Does Your Kid Have to Wear a Mask Outside? The CDC is asking all adults to wear masks. But what about kids? By Tara Santora Apr 10 2020, 8:25 AM
Why is this question so important? If children were “immune” as suggested by Elon Musk, we could open up the schools and thus free the parents to return to work. It might boost the sagging economy. So goes the reasoning.
However, many experts disagree:
- Children get infected at the same rates as adults:
“At the beginning of the pandemic, it was thought that children are not getting infected with the coronavirus, but now it is clear that the amount of infection in children is the same as in adults,” explains Andrew Pollard, professor of pediatric infection and immunity at the University of Oxford. “It’s just that when they do get the infection they get much milder symptoms.
This opinion rests on research on people in Shenzhen, China, with confirmed SARS-CoV-2 infections and data from their close contacts:
In total, they looked at 391 people with confirmed COVID-19 and 1,286 individuals who were in close contact.
The researchers’ aim was to find out whether close contacts of people with COVID-19 would test positive for SARS-CoV-2 (the name of the virus that causes the disease COVID-19). And would they transmit virus to their close contacts even when they presented no obvious symptoms?
The investigators found that children under 10 who were in close contact with people who had COVID-19 demonstrated a 7.4% infection rate — very similar to the 7.9% infection rate in adults.
However, the researchers also determined that children were less likely to develop symptoms, even though they seemed just as likely as adults to contract the virus.

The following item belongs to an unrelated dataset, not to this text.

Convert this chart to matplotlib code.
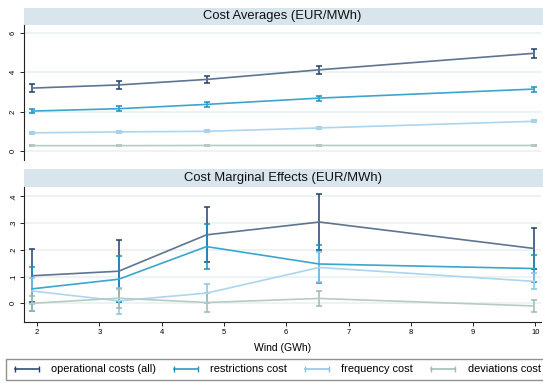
import matplotlib
matplotlib.use("Agg")
import matplotlib.pyplot as plt
from matplotlib.patches import Rectangle
from matplotlib.lines import Line2D

plt.rcParams['font.family'] = ['Liberation Sans', 'DejaVu Sans']

# wind bins (GWh)
wind = [1.92, 3.31, 4.72, 6.53, 9.98]

# cost averages (EUR/MWh)
avg_ops = [3.20, 3.36, 3.64, 4.13, 4.97]
avg_ops_err = [0.20, 0.20, 0.20, 0.20, 0.22]
avg_restr = [2.03, 2.15, 2.37, 2.69, 3.15]
avg_restr_err = [0.12, 0.12, 0.13, 0.13, 0.13]
avg_freq = [0.92, 0.97, 1.00, 1.17, 1.51]
avg_freq_err = [0.06, 0.06, 0.06, 0.06, 0.06]
avg_dev = [0.27, 0.27, 0.28, 0.28, 0.28]
avg_dev_err = [0.02, 0.02, 0.02, 0.02, 0.02]

# marginal effects (EUR/MWh)
me_ops = [0.103, 0.120, 0.256, 0.304, 0.205]
me_ops_err = [0.100, 0.115, 0.103, 0.104, 0.077]
me_restr = [0.054, 0.090, 0.212, 0.147, 0.130]
me_restr_err = [0.083, 0.086, 0.083, 0.072, 0.052]
me_freq = [0.046, 0.009, 0.038, 0.134, 0.082]
me_freq_err = [0.047, 0.048, 0.036, 0.056, 0.030]
me_dev = [0.000, 0.019, 0.003, 0.018, -0.010]
me_dev_err = [0.029, 0.036, 0.035, 0.028, 0.023]

labels = ['operational costs (all)', 'restrictions cost', 'frequency cost', 'deviations cost']
line_cols = ['#5d7590', '#3aa6cf', '#acd5f0', '#b7cbc5']
err_cols = ['#1f4170', '#1c8fc0', '#86c3ea', '#9db9b2']

W, H = 543, 384
fig = plt.figure(figsize=(W / 100, H / 100), dpi=100)


def px_axes(left, top, right, bottom):
    return fig.add_axes([left / W, 1 - bottom / H, (right - left) / W, (bottom - top) / H])


def style(ax, title, band_px, ht):
    for s in ['top', 'right']:
        ax.spines[s].set_visible(False)
    ax.spines['left'].set_color('#222222')
    ax.spines['left'].set_linewidth(0.8)
    ax.yaxis.grid(True, color='#eaf1f1', linewidth=1.2)
    ax.set_axisbelow(True)
    ax.tick_params(axis='y', labelsize=5.5, length=3, width=0.6, pad=2, labelrotation=90)
    for t in ax.get_yticklabels():
        t.set_va('center')
    ext = (W - 24) / (541 - 24)
    ax.add_patch(Rectangle((0, 1), ext, band_px / ht, transform=ax.transAxes,
                           facecolor='#d9e5ec', edgecolor='none', clip_on=False))
    ax.text(0.5, 1 + band_px / ht / 2, title, transform=ax.transAxes, ha='center',
            va='center', fontsize=9.4, color='#111111')


def draw(ax, series):
    for (y, e), lc, ec in zip(series, line_cols, err_cols):
        ax.errorbar(wind, y, yerr=e, fmt='none', ecolor=ec, elinewidth=1.1,
                    capsize=2.5, capthick=1.1, zorder=2)
        ax.plot(wind, y, color=lc, linewidth=1.2, zorder=3)


ax1 = px_axes(24, 25, 541, 160)
draw(ax1, [(avg_ops, avg_ops_err), (avg_restr, avg_restr_err),
           (avg_freq, avg_freq_err), (avg_dev, avg_dev_err)])
ax1.set_xlim(1.79, 10.09)
ax1.set_ylim(-0.46, 6.41)
ax1.set_yticks([0, 2, 4, 6])
ax1.set_yticklabels(['0', '2', '4', '6'])
ax1.spines['bottom'].set_visible(False)
ax1.set_xticks([])
style(ax1, 'Cost Averages (EUR/MWh)', 17, 135)

ax2 = px_axes(24, 187, 541, 322)
draw(ax2, [(me_ops, me_ops_err), (me_restr, me_restr_err),
           (me_freq, me_freq_err), (me_dev, me_dev_err)])
ax2.set_xlim(1.79, 10.09)
ax2.set_ylim(-0.07, 0.435)
ax2.set_yticks([0, 0.1, 0.2, 0.3, 0.4])
ax2.set_yticklabels(['0', '.1', '.2', '.3', '.4'])
ax2.set_xticks(range(2, 11))
ax2.tick_params(axis='x', labelsize=5.5, length=3, width=0.6, pad=2)
ax2.spines['bottom'].set_color('#222222')
ax2.spines['bottom'].set_linewidth(0.8)
ax2.set_xlabel('Wind (GWh)', fontsize=7.5, labelpad=5)
style(ax2, 'Cost Marginal Effects (EUR/MWh)', 18, 135)

handles = [Line2D([], [], color=c, marker='|', markersize=4, linewidth=1.1) for c in err_cols]
leg = fig.legend(handles, labels, loc='upper left', ncol=4, numpoints=2,
                 bbox_to_anchor=(6 / W, 0, 1.0, (H - 359) / H),
                 fontsize=7.9, frameon=True, fancybox=False, handlelength=2.8,
                 borderaxespad=0, handletextpad=0.8, columnspacing=1.35,
                 borderpad=0.5)
leg.get_frame().set_edgecolor('#777777')
leg.get_frame().set_linewidth(1.0)

fig.savefig('out.png', dpi=100)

“Kids are just as likely to get infected [as grownups] and they’re not getting sick,” notes co-author Justin Lessler, Ph.D., from the Johns Hopkins Bloomberg School of Public Health, in Baltimore, MD.
The researchers also report that people who lived with individuals who had diagnosed COVID-19 were more likely to develop the infection than other close contacts.
Whereas most COVID-19 cases in children are not severe, serious COVID-19 illness resulting in hospitalization still occurs in this age group. Social distancing and everyday preventive behaviors remain important for all age groups as patients with less serious illness and those without symptoms likely play an important role in disease transmission.
- A study from Wuhan in the New England Journal of Medicine: “Asymptomatic infections not uncommon” in children
The study describes 1391 children assessed and tested from January 28 through February 26, 2020, a total of 171 (12.3%) were confirmed to have SARS-CoV-2 infection. They conclude: “In contrast with infected adults, most infected children appear to have a milder clinical course. Asymptomatic infections were not uncommon.2 Determination of the transmission potential of these asymptomatic patients is important for guiding the development of measures to control the ongoing pandemic.”
- Notes from a pediatrician colleague at Weill Cornell Medicine, Dr. Seth Gordon:
I have found no antibody studies in children. (In case you need a primer on the different types of Coronavirus tests, check here). For the most part, children have been NEGLECTED from the beginning. This has been a tremendous oversight and continues to be a blindspot. Every parent knows children spread infection. They congregate in large groups and are the least hygienic among us. They don’t even make proper masks for children. Children have [likley] been a major vector of COVID-19 spread yet only about 1% of COVID-19 positive tests (RT-PCR swab tests which detect viral RNA) were performed on children. But I believe they represent the vast majority of actual infections. Early on, when I advocated for the closure of schools it was because I was detecting asymptomatic children who were COVID-19 positive. Isn’t this why our schools are closed? I don’t see any evidence that we solved or addressed this issue at all and I see daily evidence of new COVID-19 cases in children. How are we supposed to reassimilate children in schools or camps when we have so little knowledge and testing. It is not even known whether children will develop protective antibodies. This is a HUGE problem in my estimation. While most children do well it is not a universal truth. I have taken care of many sick children during the last two months. As a physician, I feel helpless and frustrated when I can not treat or cure a patient. When Doctor Oz endorses a 2-3% child mortality rate upon returning to school, it really leaves me bewildered as a pediatrician and a parent. If a second wave of COVID-19 comes as predicted, it may be driven by non-immune children in Nov/Dec getting infected and spreading infections to adults again. So it is important to determine the immune status of children BEFORE we return them to school. This way we can make informed decisions.
- I would like to add a comment:
If we study the apparent natural resistance in children to the disease (COVID-19), we might gain important knowledge that will help those adults that don’t have that resistance, those that end up in the ICU and on the ventilators. The first step is to test all children, not only adults. Testing and contact tracing is key. It is key to economic recovery too.